WHAT NEEDS TO BE DONE: Produce an exact copy of all the data below, dropping every image.

COLLECTED DATA:
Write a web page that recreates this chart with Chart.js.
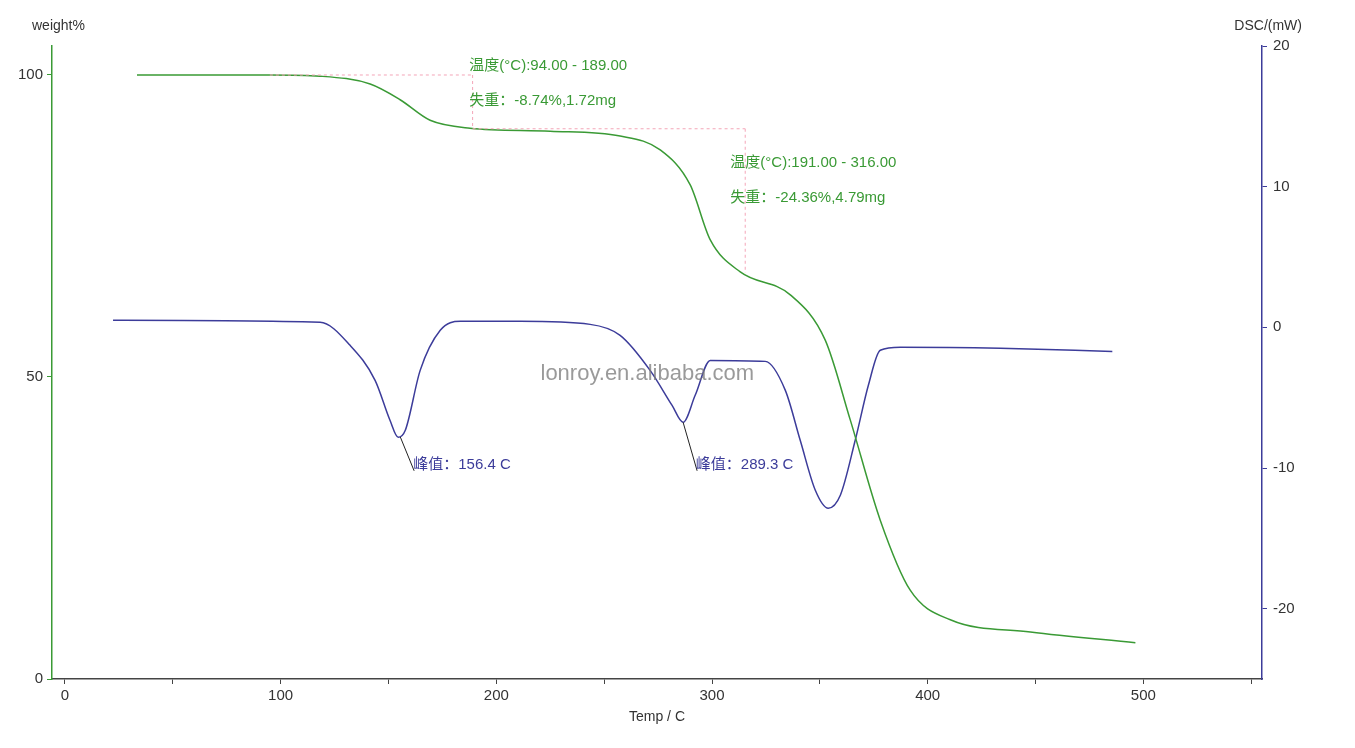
<!DOCTYPE html>
<html>
<head>
<meta charset="utf-8">
<script src="https://cdn.jsdelivr.net/npm/chart.js@4/dist/chart.umd.min.js"></script>
<style>
  html, body { margin: 0; padding: 0; background: #fff; }
  #wrap { width: 1355px; height: 748px; }
</style>
</head>
<body>
<div id="wrap"><canvas id="tga"></canvas></div>
<script>
// TGA curve (weight %) vs temperature
const tgaTemp = [33.4, 95.1, 118.3, 141.5, 155.4, 169.3, 187.8, 225, 257.4, 276, 289.9, 299.2, 313.1, 336.3, 352.5, 364.1, 378, 391.9, 410.5, 447.6, 496.3];
const tgaWeight = [100, 100, 99.8, 98.5, 95.9, 92.5, 91.2, 90.7, 89.9, 87.6, 81.8, 72.7, 67.4, 63.6, 56.1, 42.9, 26.3, 14.7, 9.8, 7.8, 6.0];

// DSC curve (mW) vs temperature
const dscTemp = [22.3, 118.3, 132.2, 143.8, 150.7, 154.5, 157.8, 164.7, 174, 183.3, 211.1, 243.5, 257.4, 271.3, 281.5, 286.6, 292.2, 299.2, 324.7, 334, 340.9, 347.9, 353.9, 359.5, 366.4, 372.5, 378, 387.3, 433.7, 485.6];
const dscPower = [0.5, 0.36, -1.28, -3.77, -6.61, -7.82, -7.32, -3.06, -0.21, 0.43, 0.43, 0.21, -0.57, -3.06, -5.55, -6.75, -4.83, -2.35, -2.42, -4.48, -8.03, -11.58, -12.86, -11.94, -8.03, -4.12, -1.63, -1.42, -1.49, -1.71];

const xTicks = [0, 50, 100, 150, 200, 250, 300, 350, 400, 450, 500, 550];
const weightTicks = [0, 50, 100];
const dscTicks = [-20, -10, 0, 10, 20];

const GREEN = '#3a9a35';
const BLUE = '#3c3c9a';

const toPts = (xs, ys) => xs.map((x, i) => ({ x: x, y: ys[i] }));

const annot = {
  id: 'annot',
  afterDatasetsDraw(chart) {
    const { ctx, scales } = chart;
    const X = scales.x, W = scales.yw, D = scales.yd;
    ctx.save();
    // step lines
    ctx.strokeStyle = '#f4a6b8';
    ctx.lineWidth = 1;
    ctx.setLineDash([3, 3]);
    const seg = (x1, y1, x2, y2) => {
      ctx.beginPath();
      ctx.moveTo(X.getPixelForValue(x1), W.getPixelForValue(y1));
      ctx.lineTo(X.getPixelForValue(x2), W.getPixelForValue(y2));
      ctx.stroke();
    };
    seg(95, 100, 189, 100);
    seg(189, 100, 189, 91.2);
    seg(189, 91.1, 315.4, 91.1);
    seg(315.4, 91.1, 315.4, 67.2);
    ctx.setLineDash([]);
    // peak leaders
    ctx.strokeStyle = '#222';
    const lead = (x1, y1, x2, y2) => {
      ctx.beginPath();
      ctx.moveTo(X.getPixelForValue(x1), D.getPixelForValue(y1));
      ctx.lineTo(X.getPixelForValue(x2), D.getPixelForValue(y2));
      ctx.stroke();
    };
    lead(155.5, -7.8, 161.9, -10.2);
    lead(286.6, -6.75, 293.1, -10.2);
    // texts
    ctx.font = '15px "Liberation Sans", "Noto Sans CJK SC", sans-serif';
    ctx.textBaseline = 'middle';
    ctx.textAlign = 'left';
    ctx.fillStyle = GREEN;
    const txt = (s, x, y) => ctx.fillText(s, X.getPixelForValue(x), W.getPixelForValue(y));
    txt('温度(°C):94.00 - 189.00', 187.5, 101.5);
    txt('失重：-8.74%,1.72mg', 187.5, 95.8);
    txt('温度(°C):191.00 - 316.00', 308.5, 85.5);
    txt('失重：-24.36%,4.79mg', 308.5, 79.7);
    ctx.fillStyle = BLUE;
    const dtxt = (s, x, y) => ctx.fillText(s, X.getPixelForValue(x), D.getPixelForValue(y));
    dtxt('峰值：156.4 C', 161.5, -9.8);
    dtxt('峰值：289.3 C', 292.5, -9.8);
    // watermark
    ctx.fillStyle = 'rgba(120,120,120,0.75)';
    ctx.font = '22px "Liberation Sans", sans-serif';
    ctx.textAlign = 'center';
    ctx.fillText('lonroy.en.alibaba.com', X.getPixelForValue(270), W.getPixelForValue(50.5));
    // axis titles
    ctx.fillStyle = '#333';
    ctx.font = '14px "Liberation Sans", sans-serif';
    ctx.textAlign = 'left';
    ctx.fillText('weight%', 32, 26);
    ctx.textAlign = 'right';
    ctx.fillText('DSC/(mW)', 1302, 26);
    ctx.restore();
  }
};

const tickFont = { family: '"Liberation Sans", sans-serif', size: 15 };

new Chart(document.getElementById('tga'), {
  type: 'scatter',
  data: {
    datasets: [
      {
        label: 'TGA',
        data: toPts(tgaTemp, tgaWeight),
        yAxisID: 'yw',
        showLine: true,
        borderColor: GREEN,
        borderWidth: 1.5,
        pointRadius: 0,
        cubicInterpolationMode: 'monotone'
      },
      {
        label: 'DSC',
        data: toPts(dscTemp, dscPower),
        yAxisID: 'yd',
        showLine: true,
        borderColor: BLUE,
        borderWidth: 1.5,
        pointRadius: 0,
        cubicInterpolationMode: 'monotone'
      }
    ]
  },
  options: {
    responsive: true,
    maintainAspectRatio: false,
    animation: false,
    layout: { padding: { top: 46, right: 0, left: 0, bottom: 0 } },
    plugins: { legend: { display: false }, tooltip: { enabled: false } },
    scales: {
      x: {
        type: 'linear',
        min: -6,
        max: 555,
        afterBuildTicks: s => { s.ticks = xTicks.map(v => ({ value: v })); },
        ticks: { color: '#333', font: tickFont, autoSkip: false, maxRotation: 0, padding: 3,
                 callback: v => (v % 100 === 0 && v <= 500) ? v : '' },
        grid: { display: true, drawOnChartArea: false, drawTicks: true, tickLength: 5, color: '#444' },
        border: { color: '#444', width: 1.5 },
        title: { display: true, text: 'Temp / C', color: '#333', font: { family: '"Liberation Sans", sans-serif', size: 14 }, padding: { top: 2, bottom: 22 } },
        afterFit: s => { s.height = 69; }
      },
      yw: {
        type: 'linear',
        position: 'left',
        min: 0,
        max: 104.8,
        afterBuildTicks: s => { s.ticks = weightTicks.map(v => ({ value: v })); },
        ticks: { color: '#333', font: tickFont, padding: 4 },
        grid: { display: true, drawOnChartArea: false, drawTicks: true, tickLength: 5, color: GREEN },
        border: { color: GREEN, width: 1.5 },
        afterFit: s => { s.width = 52; }
      },
      yd: {
        type: 'linear',
        position: 'right',
        min: -25,
        max: 20,
        afterBuildTicks: s => { s.ticks = dscTicks.map(v => ({ value: v })); },
        ticks: { color: '#333', font: tickFont, padding: 6 },
        grid: { display: true, drawOnChartArea: false, drawTicks: true, tickLength: 5, color: BLUE },
        border: { color: BLUE, width: 1.5 },
        afterFit: s => { s.width = 93; }
      }
    }
  },
  plugins: [annot]
});
</script>
</body>
</html>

FULL ANSWER:
Write a web page that recreates this chart with Chart.js.
<!DOCTYPE html>
<html>
<head>
<meta charset="utf-8">
<script src="https://cdn.jsdelivr.net/npm/chart.js@4/dist/chart.umd.min.js"></script>
<style>
  html, body { margin: 0; padding: 0; background: #fff; }
  #wrap { width: 1355px; height: 748px; }
</style>
</head>
<body>
<div id="wrap"><canvas id="tga"></canvas></div>
<script>
// TGA curve (weight %) vs temperature
const tgaTemp = [33.4, 95.1, 118.3, 141.5, 155.4, 169.3, 187.8, 225, 257.4, 276, 289.9, 299.2, 313.1, 336.3, 352.5, 364.1, 378, 391.9, 410.5, 447.6, 496.3];
const tgaWeight = [100, 100, 99.8, 98.5, 95.9, 92.5, 91.2, 90.7, 89.9, 87.6, 81.8, 72.7, 67.4, 63.6, 56.1, 42.9, 26.3, 14.7, 9.8, 7.8, 6.0];

// DSC curve (mW) vs temperature
const dscTemp = [22.3, 118.3, 132.2, 143.8, 150.7, 154.5, 157.8, 164.7, 174, 183.3, 211.1, 243.5, 257.4, 271.3, 281.5, 286.6, 292.2, 299.2, 324.7, 334, 340.9, 347.9, 353.9, 359.5, 366.4, 372.5, 378, 387.3, 433.7, 485.6];
const dscPower = [0.5, 0.36, -1.28, -3.77, -6.61, -7.82, -7.32, -3.06, -0.21, 0.43, 0.43, 0.21, -0.57, -3.06, -5.55, -6.75, -4.83, -2.35, -2.42, -4.48, -8.03, -11.58, -12.86, -11.94, -8.03, -4.12, -1.63, -1.42, -1.49, -1.71];

const xTicks = [0, 50, 100, 150, 200, 250, 300, 350, 400, 450, 500, 550];
const weightTicks = [0, 50, 100];
const dscTicks = [-20, -10, 0, 10, 20];

const GREEN = '#3a9a35';
const BLUE = '#3c3c9a';

const toPts = (xs, ys) => xs.map((x, i) => ({ x: x, y: ys[i] }));

const annot = {
  id: 'annot',
  afterDatasetsDraw(chart) {
    const { ctx, scales } = chart;
    const X = scales.x, W = scales.yw, D = scales.yd;
    ctx.save();
    // step lines
    ctx.strokeStyle = '#f4a6b8';
    ctx.lineWidth = 1;
    ctx.setLineDash([3, 3]);
    const seg = (x1, y1, x2, y2) => {
      ctx.beginPath();
      ctx.moveTo(X.getPixelForValue(x1), W.getPixelForValue(y1));
      ctx.lineTo(X.getPixelForValue(x2), W.getPixelForValue(y2));
      ctx.stroke();
    };
    seg(95, 100, 189, 100);
    seg(189, 100, 189, 91.2);
    seg(189, 91.1, 315.4, 91.1);
    seg(315.4, 91.1, 315.4, 67.2);
    ctx.setLineDash([]);
    // peak leaders
    ctx.strokeStyle = '#222';
    const lead = (x1, y1, x2, y2) => {
      ctx.beginPath();
      ctx.moveTo(X.getPixelForValue(x1), D.getPixelForValue(y1));
      ctx.lineTo(X.getPixelForValue(x2), D.getPixelForValue(y2));
      ctx.stroke();
    };
    lead(155.5, -7.8, 161.9, -10.2);
    lead(286.6, -6.75, 293.1, -10.2);
    // texts
    ctx.font = '15px "Liberation Sans", "Noto Sans CJK SC", sans-serif';
    ctx.textBaseline = 'middle';
    ctx.textAlign = 'left';
    ctx.fillStyle = GREEN;
    const txt = (s, x, y) => ctx.fillText(s, X.getPixelForValue(x), W.getPixelForValue(y));
    txt('温度(°C):94.00 - 189.00', 187.5, 101.5);
    txt('失重：-8.74%,1.72mg', 187.5, 95.8);
    txt('温度(°C):191.00 - 316.00', 308.5, 85.5);
    txt('失重：-24.36%,4.79mg', 308.5, 79.7);
    ctx.fillStyle = BLUE;
    const dtxt = (s, x, y) => ctx.fillText(s, X.getPixelForValue(x), D.getPixelForValue(y));
    dtxt('峰值：156.4 C', 161.5, -9.8);
    dtxt('峰值：289.3 C', 292.5, -9.8);
    // watermark
    ctx.fillStyle = 'rgba(120,120,120,0.75)';
    ctx.font = '22px "Liberation Sans", sans-serif';
    ctx.textAlign = 'center';
    ctx.fillText('lonroy.en.alibaba.com', X.getPixelForValue(270), W.getPixelForValue(50.5));
    // axis titles
    ctx.fillStyle = '#333';
    ctx.font = '14px "Liberation Sans", sans-serif';
    ctx.textAlign = 'left';
    ctx.fillText('weight%', 32, 26);
    ctx.textAlign = 'right';
    ctx.fillText('DSC/(mW)', 1302, 26);
    ctx.restore();
  }
};

const tickFont = { family: '"Liberation Sans", sans-serif', size: 15 };

new Chart(document.getElementById('tga'), {
  type: 'scatter',
  data: {
    datasets: [
      {
        label: 'TGA',
        data: toPts(tgaTemp, tgaWeight),
        yAxisID: 'yw',
        showLine: true,
        borderColor: GREEN,
        borderWidth: 1.5,
        pointRadius: 0,
        cubicInterpolationMode: 'monotone'
      },
      {
        label: 'DSC',
        data: toPts(dscTemp, dscPower),
        yAxisID: 'yd',
        showLine: true,
        borderColor: BLUE,
        borderWidth: 1.5,
        pointRadius: 0,
        cubicInterpolationMode: 'monotone'
      }
    ]
  },
  options: {
    responsive: true,
    maintainAspectRatio: false,
    animation: false,
    layout: { padding: { top: 46, right: 0, left: 0, bottom: 0 } },
    plugins: { legend: { display: false }, tooltip: { enabled: false } },
    scales: {
      x: {
        type: 'linear',
        min: -6,
        max: 555,
        afterBuildTicks: s => { s.ticks = xTicks.map(v => ({ value: v })); },
        ticks: { color: '#333', font: tickFont, autoSkip: false, maxRotation: 0, padding: 3,
                 callback: v => (v % 100 === 0 && v <= 500) ? v : '' },
        grid: { display: true, drawOnChartArea: false, drawTicks: true, tickLength: 5, color: '#444' },
        border: { color: '#444', width: 1.5 },
        title: { display: true, text: 'Temp / C', color: '#333', font: { family: '"Liberation Sans", sans-serif', size: 14 }, padding: { top: 2, bottom: 22 } },
        afterFit: s => { s.height = 69; }
      },
      yw: {
        type: 'linear',
        position: 'left',
        min: 0,
        max: 104.8,
        afterBuildTicks: s => { s.ticks = weightTicks.map(v => ({ value: v })); },
        ticks: { color: '#333', font: tickFont, padding: 4 },
        grid: { display: true, drawOnChartArea: false, drawTicks: true, tickLength: 5, color: GREEN },
        border: { color: GREEN, width: 1.5 },
        afterFit: s => { s.width = 52; }
      },
      yd: {
        type: 'linear',
        position: 'right',
        min: -25,
        max: 20,
        afterBuildTicks: s => { s.ticks = dscTicks.map(v => ({ value: v })); },
        ticks: { color: '#333', font: tickFont, padding: 6 },
        grid: { display: true, drawOnChartArea: false, drawTicks: true, tickLength: 5, color: BLUE },
        border: { color: BLUE, width: 1.5 },
        afterFit: s => { s.width = 93; }
      }
    }
  },
  plugins: [annot]
});
</script>
</body>
</html>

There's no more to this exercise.